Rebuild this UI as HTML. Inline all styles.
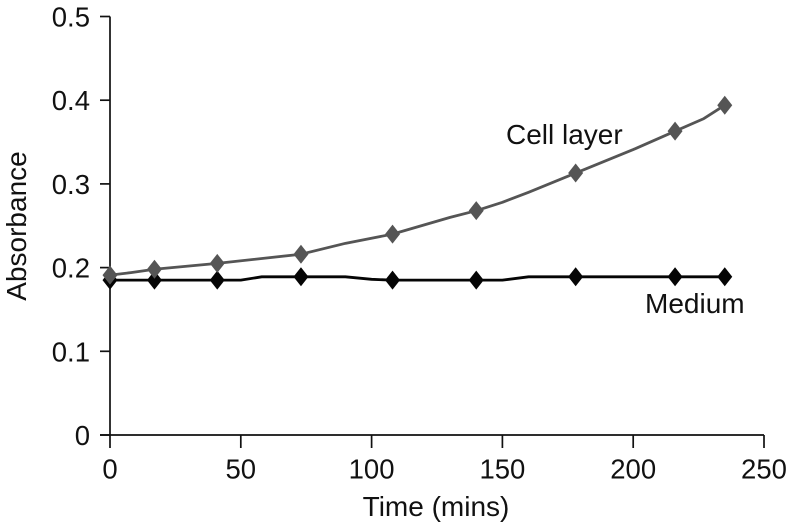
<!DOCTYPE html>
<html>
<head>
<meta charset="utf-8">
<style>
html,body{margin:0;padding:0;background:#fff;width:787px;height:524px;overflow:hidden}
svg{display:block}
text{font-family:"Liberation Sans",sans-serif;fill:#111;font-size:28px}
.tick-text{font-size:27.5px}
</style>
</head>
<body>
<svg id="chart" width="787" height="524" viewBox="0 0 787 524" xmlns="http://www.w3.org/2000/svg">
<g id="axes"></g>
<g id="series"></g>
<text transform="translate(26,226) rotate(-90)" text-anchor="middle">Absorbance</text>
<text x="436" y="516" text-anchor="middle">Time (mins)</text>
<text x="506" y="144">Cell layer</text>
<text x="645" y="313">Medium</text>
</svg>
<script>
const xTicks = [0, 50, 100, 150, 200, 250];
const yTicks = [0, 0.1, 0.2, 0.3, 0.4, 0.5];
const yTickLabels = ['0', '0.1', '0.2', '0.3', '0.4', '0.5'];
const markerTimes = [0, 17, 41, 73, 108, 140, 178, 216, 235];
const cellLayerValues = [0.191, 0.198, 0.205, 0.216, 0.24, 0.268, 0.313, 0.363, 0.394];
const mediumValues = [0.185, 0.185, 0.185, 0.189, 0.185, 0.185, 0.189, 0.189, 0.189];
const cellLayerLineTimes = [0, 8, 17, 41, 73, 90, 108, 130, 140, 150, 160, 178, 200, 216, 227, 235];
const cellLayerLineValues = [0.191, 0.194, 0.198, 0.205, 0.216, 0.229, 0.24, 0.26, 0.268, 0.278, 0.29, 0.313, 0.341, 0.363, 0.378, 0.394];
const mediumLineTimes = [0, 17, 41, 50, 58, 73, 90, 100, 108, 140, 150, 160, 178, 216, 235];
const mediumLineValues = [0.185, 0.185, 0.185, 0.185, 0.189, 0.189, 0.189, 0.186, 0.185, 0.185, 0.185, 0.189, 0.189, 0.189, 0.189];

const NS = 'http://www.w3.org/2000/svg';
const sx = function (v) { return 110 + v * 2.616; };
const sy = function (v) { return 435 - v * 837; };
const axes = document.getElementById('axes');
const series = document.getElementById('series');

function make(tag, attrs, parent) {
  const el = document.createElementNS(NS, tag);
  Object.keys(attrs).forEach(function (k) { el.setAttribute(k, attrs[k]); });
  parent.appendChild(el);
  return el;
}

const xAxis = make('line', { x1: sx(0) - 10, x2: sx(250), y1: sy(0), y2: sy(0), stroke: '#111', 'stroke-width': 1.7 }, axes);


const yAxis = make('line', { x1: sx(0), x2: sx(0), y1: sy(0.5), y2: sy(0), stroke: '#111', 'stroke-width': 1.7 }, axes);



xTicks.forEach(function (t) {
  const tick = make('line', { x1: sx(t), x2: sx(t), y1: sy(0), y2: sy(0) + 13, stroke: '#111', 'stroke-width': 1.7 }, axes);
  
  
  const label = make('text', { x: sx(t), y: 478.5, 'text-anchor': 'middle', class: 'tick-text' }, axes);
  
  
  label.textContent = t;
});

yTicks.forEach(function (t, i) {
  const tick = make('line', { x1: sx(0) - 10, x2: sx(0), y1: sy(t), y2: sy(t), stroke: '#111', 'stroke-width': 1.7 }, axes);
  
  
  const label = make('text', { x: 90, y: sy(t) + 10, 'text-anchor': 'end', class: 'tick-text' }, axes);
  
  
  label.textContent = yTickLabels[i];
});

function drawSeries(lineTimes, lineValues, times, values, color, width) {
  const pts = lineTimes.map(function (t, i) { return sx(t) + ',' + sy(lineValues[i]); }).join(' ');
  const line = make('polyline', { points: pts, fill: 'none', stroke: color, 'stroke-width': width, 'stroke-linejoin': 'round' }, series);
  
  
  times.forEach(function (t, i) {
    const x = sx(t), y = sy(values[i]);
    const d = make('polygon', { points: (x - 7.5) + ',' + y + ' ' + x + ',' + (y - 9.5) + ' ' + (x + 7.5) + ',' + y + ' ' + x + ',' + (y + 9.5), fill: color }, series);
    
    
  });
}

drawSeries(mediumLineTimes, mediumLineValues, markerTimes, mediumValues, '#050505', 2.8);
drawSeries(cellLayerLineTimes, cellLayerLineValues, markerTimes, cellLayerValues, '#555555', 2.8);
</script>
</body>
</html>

-.-.-

-- WHAT THIS TASK INVOLVES --
Transcribe the full listing above exactly, with the images removed.

-- FINISHED TASK --
Rebuild this UI as HTML. Inline all styles.
<!DOCTYPE html>
<html>
<head>
<meta charset="utf-8">
<style>
html,body{margin:0;padding:0;background:#fff;width:787px;height:524px;overflow:hidden}
svg{display:block}
text{font-family:"Liberation Sans",sans-serif;fill:#111;font-size:28px}
.tick-text{font-size:27.5px}
</style>
</head>
<body>
<svg id="chart" width="787" height="524" viewBox="0 0 787 524" xmlns="http://www.w3.org/2000/svg">
<g id="axes"></g>
<g id="series"></g>
<text transform="translate(26,226) rotate(-90)" text-anchor="middle">Absorbance</text>
<text x="436" y="516" text-anchor="middle">Time (mins)</text>
<text x="506" y="144">Cell layer</text>
<text x="645" y="313">Medium</text>
</svg>
<script>
const xTicks = [0, 50, 100, 150, 200, 250];
const yTicks = [0, 0.1, 0.2, 0.3, 0.4, 0.5];
const yTickLabels = ['0', '0.1', '0.2', '0.3', '0.4', '0.5'];
const markerTimes = [0, 17, 41, 73, 108, 140, 178, 216, 235];
const cellLayerValues = [0.191, 0.198, 0.205, 0.216, 0.24, 0.268, 0.313, 0.363, 0.394];
const mediumValues = [0.185, 0.185, 0.185, 0.189, 0.185, 0.185, 0.189, 0.189, 0.189];
const cellLayerLineTimes = [0, 8, 17, 41, 73, 90, 108, 130, 140, 150, 160, 178, 200, 216, 227, 235];
const cellLayerLineValues = [0.191, 0.194, 0.198, 0.205, 0.216, 0.229, 0.24, 0.26, 0.268, 0.278, 0.29, 0.313, 0.341, 0.363, 0.378, 0.394];
const mediumLineTimes = [0, 17, 41, 50, 58, 73, 90, 100, 108, 140, 150, 160, 178, 216, 235];
const mediumLineValues = [0.185, 0.185, 0.185, 0.185, 0.189, 0.189, 0.189, 0.186, 0.185, 0.185, 0.185, 0.189, 0.189, 0.189, 0.189];

const NS = 'http://www.w3.org/2000/svg';
const sx = function (v) { return 110 + v * 2.616; };
const sy = function (v) { return 435 - v * 837; };
const axes = document.getElementById('axes');
const series = document.getElementById('series');

function make(tag, attrs, parent) {
  const el = document.createElementNS(NS, tag);
  Object.keys(attrs).forEach(function (k) { el.setAttribute(k, attrs[k]); });
  parent.appendChild(el);
  return el;
}

const xAxis = make('line', { x1: sx(0) - 10, x2: sx(250), y1: sy(0), y2: sy(0), stroke: '#111', 'stroke-width': 1.7 }, axes);


const yAxis = make('line', { x1: sx(0), x2: sx(0), y1: sy(0.5), y2: sy(0), stroke: '#111', 'stroke-width': 1.7 }, axes);



xTicks.forEach(function (t) {
  const tick = make('line', { x1: sx(t), x2: sx(t), y1: sy(0), y2: sy(0) + 13, stroke: '#111', 'stroke-width': 1.7 }, axes);
  
  
  const label = make('text', { x: sx(t), y: 478.5, 'text-anchor': 'middle', class: 'tick-text' }, axes);
  
  
  label.textContent = t;
});

yTicks.forEach(function (t, i) {
  const tick = make('line', { x1: sx(0) - 10, x2: sx(0), y1: sy(t), y2: sy(t), stroke: '#111', 'stroke-width': 1.7 }, axes);
  
  
  const label = make('text', { x: 90, y: sy(t) + 10, 'text-anchor': 'end', class: 'tick-text' }, axes);
  
  
  label.textContent = yTickLabels[i];
});

function drawSeries(lineTimes, lineValues, times, values, color, width) {
  const pts = lineTimes.map(function (t, i) { return sx(t) + ',' + sy(lineValues[i]); }).join(' ');
  const line = make('polyline', { points: pts, fill: 'none', stroke: color, 'stroke-width': width, 'stroke-linejoin': 'round' }, series);
  
  
  times.forEach(function (t, i) {
    const x = sx(t), y = sy(values[i]);
    const d = make('polygon', { points: (x - 7.5) + ',' + y + ' ' + x + ',' + (y - 9.5) + ' ' + (x + 7.5) + ',' + y + ' ' + x + ',' + (y + 9.5), fill: color }, series);
    
    
  });
}

drawSeries(mediumLineTimes, mediumLineValues, markerTimes, mediumValues, '#050505', 2.8);
drawSeries(cellLayerLineTimes, cellLayerLineValues, markerTimes, cellLayerValues, '#555555', 2.8);
</script>
</body>
</html>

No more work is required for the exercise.